Rows from a dataset of charts and code
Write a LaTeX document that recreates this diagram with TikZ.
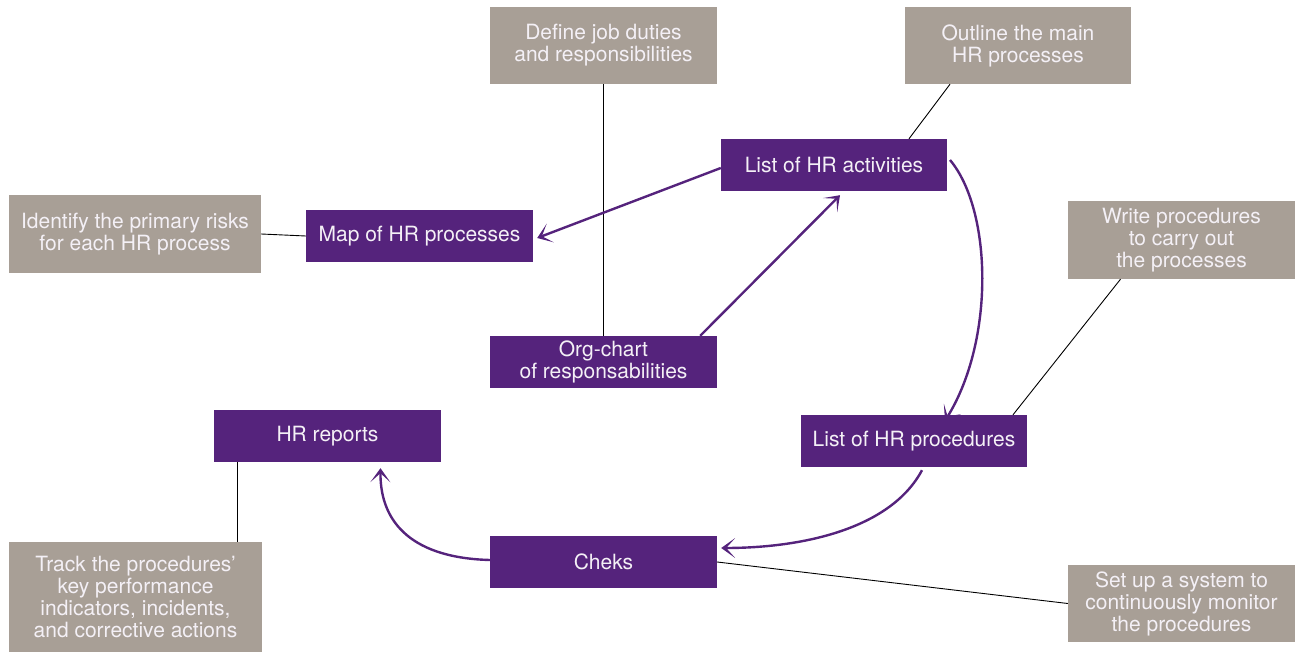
\documentclass[tikz,border=0pt]{standalone}
\usepackage{fontspec}
\setmainfont{TeX Gyre Heros}
\usetikzlibrary{arrows.meta}
\definecolor{hrpurple}{HTML}{55237C}
\definecolor{hrgray}{HTML}{A89F96}
\definecolor{hrtext}{HTML}{F4F0F6}
\tikzset{
  base/.style={inner sep=0pt, text=hrtext, align=center, font=\fontsize{21}{22}\selectfont},
  pbox/.style={base, fill=hrpurple, minimum width=227pt, minimum height=52pt},
  gbox/.style={base, fill=hrgray, minimum width=227pt, minimum height=77pt},
  link/.style={draw=black, line width=0.9pt},
  flow/.style={draw=hrpurple, line width=2.4pt, -{Stealth[length=14pt,width=20pt,inset=9pt]}},
}
\begin{document}
\begin{tikzpicture}[x=1pt,y=-1pt]
\useasboundingbox (0,0) rectangle (1302,652);
\node[gbox] (def) at (603.5,45.5) {Define job duties\\and responsibilities};
\node[gbox, minimum width=226pt] (out) at (1018,45.5) {Outline the main\\HR processes};
\node[pbox, minimum width=226pt] (act) at (834,165) {List of HR activities};
\node[gbox, minimum width=252pt, minimum height=78pt] (risk) at (135,234) {Identify the primary risks\\for each HR process};
\node[pbox] (map) at (419.5,236) {Map of HR processes};
\node[gbox, minimum height=78pt] (write) at (1181.5,240) {Write procedures\\to carry out\\the processes};
\node[pbox] (org) at (603.5,362) {Org-chart\\of responsabilities};
\node[pbox] (rep) at (327.5,436) {HR reports};
\node[pbox, minimum width=226pt] (proc) at (914,441) {List of HR procedures};
\node[pbox] (chk) at (603.5,562) {Cheks};
\node[gbox, minimum width=253pt, minimum height=110pt] (track) at (135.5,597) {Track the procedures'\\key performance\\indicators, incidents,\\and corrective actions};
\node[gbox] (mon) at (1181.5,603.5) {Set up a system to\\continuously monitor\\the procedures};
% thin links
\draw[link] (def.south) -- (org.north);
\draw[link] ([xshift=-68pt]out.south) -- ([xshift=75pt]act.north);
\draw[link] (risk.east) -- (map.west);
\draw[link] ([xshift=-61pt]write.south) -- ([xshift=99pt]proc.north);
\draw[link] ([xshift=-90pt]rep.south) -- ([xshift=102pt]track.north);
\draw[link] (chk.east) -- (mon.west);
% purple flows
\draw[flow] ([yshift=-3pt]act.west) -- ([shift={(4pt,-2pt)}]map.east);
\draw[flow] ([xshift=-17pt]org.north east) -- ([shift={(6pt,-4pt)}]act.south);
\draw[flow] (950,160) .. controls (992,210) and (995,340) .. ([shift={(31pt,-6pt)}]proc.north);
\draw[flow] ([shift={(8pt,-3pt)}]proc.south) .. controls (890,530) and (800,548) .. ([shift={(4pt,14pt)}]chk.east);
\draw[flow] ([yshift=2pt]chk.west) .. controls (415,558) and (380,525) .. ([shift={(53pt,-6pt)}]rep.south);
\end{tikzpicture}
\end{document}
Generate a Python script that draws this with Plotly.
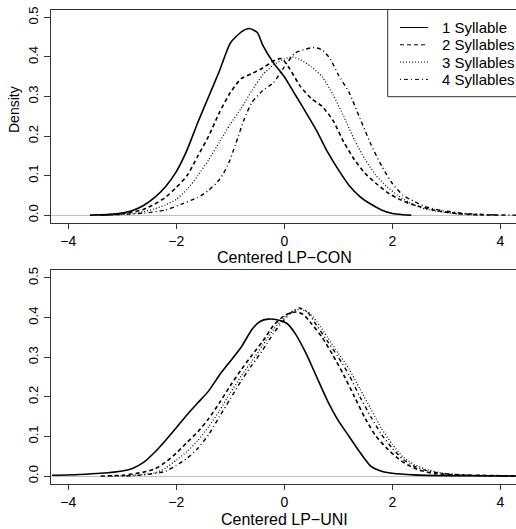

◆ **Problem details**:
Repeat every record precisely. Any picture among them stays out of the copy.

◆ **Exercise output**:
Write a LaTeX document that recreates this diagram with TikZ.
\documentclass[tikz,border=0pt]{standalone}
\usepackage{fontspec}
\setmainfont{TeX Gyre Heros}
\usetikzlibrary{arrows.meta}
\definecolor{hrpurple}{HTML}{55237C}
\definecolor{hrgray}{HTML}{A89F96}
\definecolor{hrtext}{HTML}{F4F0F6}
\tikzset{
  base/.style={inner sep=0pt, text=hrtext, align=center, font=\fontsize{21}{22}\selectfont},
  pbox/.style={base, fill=hrpurple, minimum width=227pt, minimum height=52pt},
  gbox/.style={base, fill=hrgray, minimum width=227pt, minimum height=77pt},
  link/.style={draw=black, line width=0.9pt},
  flow/.style={draw=hrpurple, line width=2.4pt, -{Stealth[length=14pt,width=20pt,inset=9pt]}},
}
\begin{document}
\begin{tikzpicture}[x=1pt,y=-1pt]
\useasboundingbox (0,0) rectangle (1302,652);
\node[gbox] (def) at (603.5,45.5) {Define job duties\\and responsibilities};
\node[gbox, minimum width=226pt] (out) at (1018,45.5) {Outline the main\\HR processes};
\node[pbox, minimum width=226pt] (act) at (834,165) {List of HR activities};
\node[gbox, minimum width=252pt, minimum height=78pt] (risk) at (135,234) {Identify the primary risks\\for each HR process};
\node[pbox] (map) at (419.5,236) {Map of HR processes};
\node[gbox, minimum height=78pt] (write) at (1181.5,240) {Write procedures\\to carry out\\the processes};
\node[pbox] (org) at (603.5,362) {Org-chart\\of responsabilities};
\node[pbox] (rep) at (327.5,436) {HR reports};
\node[pbox, minimum width=226pt] (proc) at (914,441) {List of HR procedures};
\node[pbox] (chk) at (603.5,562) {Cheks};
\node[gbox, minimum width=253pt, minimum height=110pt] (track) at (135.5,597) {Track the procedures'\\key performance\\indicators, incidents,\\and corrective actions};
\node[gbox] (mon) at (1181.5,603.5) {Set up a system to\\continuously monitor\\the procedures};
% thin links
\draw[link] (def.south) -- (org.north);
\draw[link] ([xshift=-68pt]out.south) -- ([xshift=75pt]act.north);
\draw[link] (risk.east) -- (map.west);
\draw[link] ([xshift=-61pt]write.south) -- ([xshift=99pt]proc.north);
\draw[link] ([xshift=-90pt]rep.south) -- ([xshift=102pt]track.north);
\draw[link] (chk.east) -- (mon.west);
% purple flows
\draw[flow] ([yshift=-3pt]act.west) -- ([shift={(4pt,-2pt)}]map.east);
\draw[flow] ([xshift=-17pt]org.north east) -- ([shift={(6pt,-4pt)}]act.south);
\draw[flow] (950,160) .. controls (992,210) and (995,340) .. ([shift={(31pt,-6pt)}]proc.north);
\draw[flow] ([shift={(8pt,-3pt)}]proc.south) .. controls (890,530) and (800,548) .. ([shift={(4pt,14pt)}]chk.east);
\draw[flow] ([yshift=2pt]chk.west) .. controls (415,558) and (380,525) .. ([shift={(53pt,-6pt)}]rep.south);
\end{tikzpicture}
\end{document}
Generate a Python script that draws this with Plotly.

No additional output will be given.